Although telegraphy is usually associated with Morse code, Charles Wheatstone's needle telegraphs and his ABC telegraph were popular in early years. No Morse code was involved in any of these systems. Breguet's telegraph is an 'ABC telegraph' requiring very little operator training that became popular with the railways. The Caledonian Railway that ran North of Aberdeen was said to be the first railway in the country that had telegraphic communication installed as it was built, in the 1850s. The existence of a Breguet sender and receiver in our collection suggests that they might well have used this system.

The Breguet receiver is modified clock technology. This is not surprising since Breguet made his name as a clockmaker before branching out into telegraphic equipment. The dial is linked through gears to a spring and escapement.
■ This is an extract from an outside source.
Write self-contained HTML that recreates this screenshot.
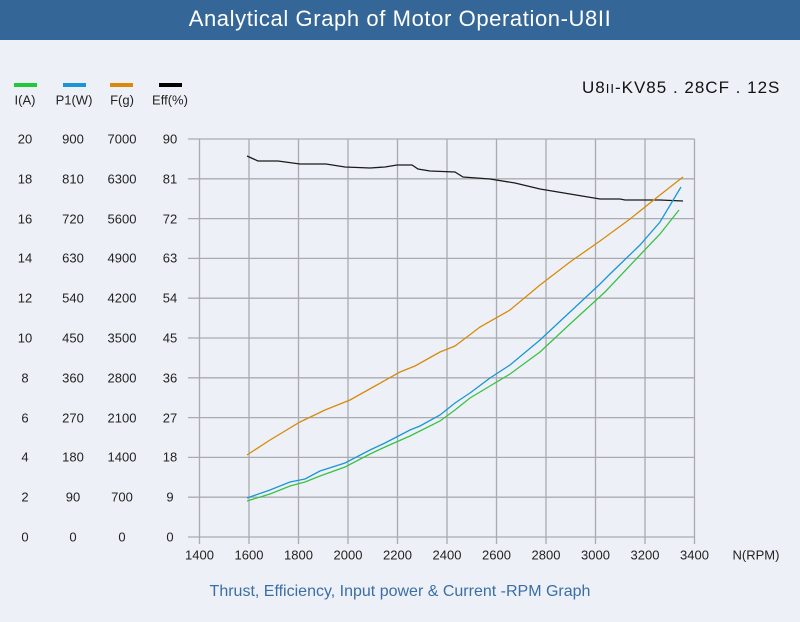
<!DOCTYPE html>
<html><head><meta charset="utf-8"><style>
body{margin:0;width:800px;height:622px;background:#edf1f7;font-family:"Liberation Sans","DejaVu Sans",sans-serif;overflow:hidden;position:relative}
.hdr{position:absolute;left:0;top:0;width:800px;height:40px;background:#346698;color:#fff;font-size:22px;text-align:center;line-height:38px;letter-spacing:0.6px}
.t{position:absolute;font-size:13px;color:#222;transform:translate(-50%,-50%);white-space:nowrap}
.bar{position:absolute;height:4px;width:23px;top:83px}
</style></head><body>
<div class="hdr">Analytical Graph of Motor Operation-U8II</div>
<div class="bar" style="left:14px;background:#22c93a"></div>
<div class="bar" style="left:63px;background:#1a96d6"></div>
<div class="bar" style="left:110px;background:#d98a0c"></div>
<div class="bar" style="left:159px;background:#000"></div>
<div class="t" style="left:25px;top:100px">I(A)</div>
<div class="t" style="left:74px;top:100px">P1(W)</div>
<div class="t" style="left:122px;top:100px">F(g)</div>
<div class="t" style="left:170px;top:100px">Eff(%)</div>
<div style="position:absolute;left:582px;top:78px;font-size:17px;color:#111;letter-spacing:1px">U8<span style="font-size:13px">II</span>-KV85 . 28CF . 12S</div>
<div id="ax"></div>
<svg width="800" height="622" style="position:absolute;left:0;top:0">
<g stroke="#a9abaf" stroke-width="1.3" fill="none" id="grid"></g>
<g fill="none" stroke-width="1.3">
<polyline stroke="#1a1a1a" points="247,156 258,161 278,161 300,164 326,164 345,167 370,168 385,167 397,165 412,165 418,169 430,171 455,172 463,177 490,179 515,183 540,189 570,194 600,199 620,199 625,200 660,200 683,201"/>
<polyline stroke="#d98a0c" points="247,455 270,440 300,422 325,410 350,400 375,386 400,372 415,366 440,352 455,346 480,327 510,310 540,285 570,262 600,241 630,219 660,195 683,177"/>
<polyline stroke="#1a96d6" points="247,498 270,490 290,482 305,479 320,471 345,463 370,450 385,443 410,430 420,426 440,415 455,403 470,393 490,378 510,365 540,340 570,312 600,284 610,274 640,245 660,222 681,187"/>
<polyline stroke="#3cc045" points="247,501 270,494 290,486 305,482 320,476 345,467 370,454 385,447 410,436 440,421 455,410 470,398 490,386 510,374 540,352 570,324 605,292 640,255 660,234 679,210"/>
</g></svg>
<div class="t" style="left:756px;top:555px">N(RPM)</div>
<div style="position:absolute;left:0;width:800px;top:583px;text-align:center;font-size:16px;color:#3a6ea5">Thrust, Efficiency, Input power &amp; Current -RPM Graph</div>
<script>
var g=document.getElementById('grid'),ax=document.getElementById('ax'),h='',s='';
for(var i=0;i<=10;i++){var y=537-i*39.8;h+='<line x1="188" y1="'+y+'" x2="694.5" y2="'+y+'"/>';
s+='<div class="t" style="left:25px;top:'+y+'px">'+(i*2)+'</div><div class="t" style="left:73px;top:'+y+'px">'+(i*90)+'</div><div class="t" style="left:122px;top:'+y+'px">'+(i*700)+'</div><div class="t" style="left:170px;top:'+y+'px">'+(i*9)+'</div>';}
for(var j=0;j<=10;j++){var x=199.5+j*49.5;h+='<line x1="'+x+'" y1="139" x2="'+x+'" y2="544"/>';s+='<div class="t" style="left:'+x+'px;top:555px">'+(1400+j*200)+'</div>';}
g.innerHTML=h;ax.innerHTML=s;
</script>
</body></html>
The spring provides the motive power for the dial to move through the alphabet, the escapement prevents it doing so unless activated by an electrical pulse from the sender. Such a pulse releases the pointer to move one step, namely one letter. At the end of each word the dial is returned to the top position.

The sender, not shown here, is simply a manually operated dial with a handle that can be moved around the alphabet, sending electrical pulses as it moves from one letter to the next. In communication terms, the system is inefficient (sometimes the next letter can take over 20 pulses) and error intolerant but it is simple to operate.